Since 2009, he has been speeding up his cash flow by selling some of his invoices on The Receivables Exchange, an online marketplace where investors pay cash to buy unpaid invoices at a discount. Nic Perkin, co-founder of the New Orleans-based exchange, says larger companies stretching out their payments is a prime reason small businesses choose to sell their receivables. "The large corporations are in a position to drive terms. One of the terms they can drive is the payment cycle of their supply chain," he says.
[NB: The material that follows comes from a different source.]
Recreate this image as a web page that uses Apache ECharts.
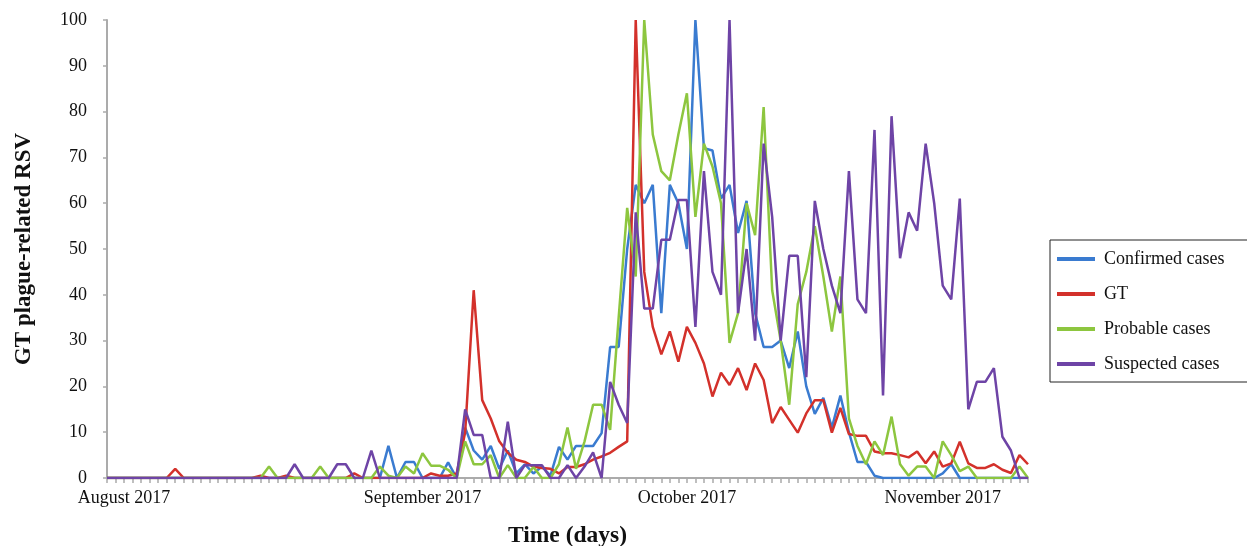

The longer payment periods clog the pipes of commerce. Mike Mitternight, president of Factory Service Agency in Metarie, La., says about one-third of his revenue "is tied up in longer-than-normal terms." The nine-employee commercial air-conditioning contractor, with sales of $1.5 million to $2.5 million, installs and maintains AC systems in such places as churches, schools, and retailers. "The big chains are holding on to their money longer," he says.
The shift, which he says affects at least 40 percent of his accounts, means he can only buy from certain manufacturers "who will allow a little extra float." Mitternight avoids other suppliers that demand payment in 30 days when he knows his customers won't pay that quickly. Accounts receivable ballooning on his balance sheet makes Factory Service Agency look weaker on paper to potential lenders and insurers who provide the bonding needed for government contracts. "It's hard to expand and grow your business," he says.
Davies, of M&J Kitchens, says his vendors unintentionally helped cause the thing they were trying to prevent: By tightening their credit terms to reduce the risk of him not paying, they pushed him into receivership. "Without the cash flow we were used to and without the terms we were used to, we didn't have great negotiating power with the bank," he says. "We were getting squeezed from both sides."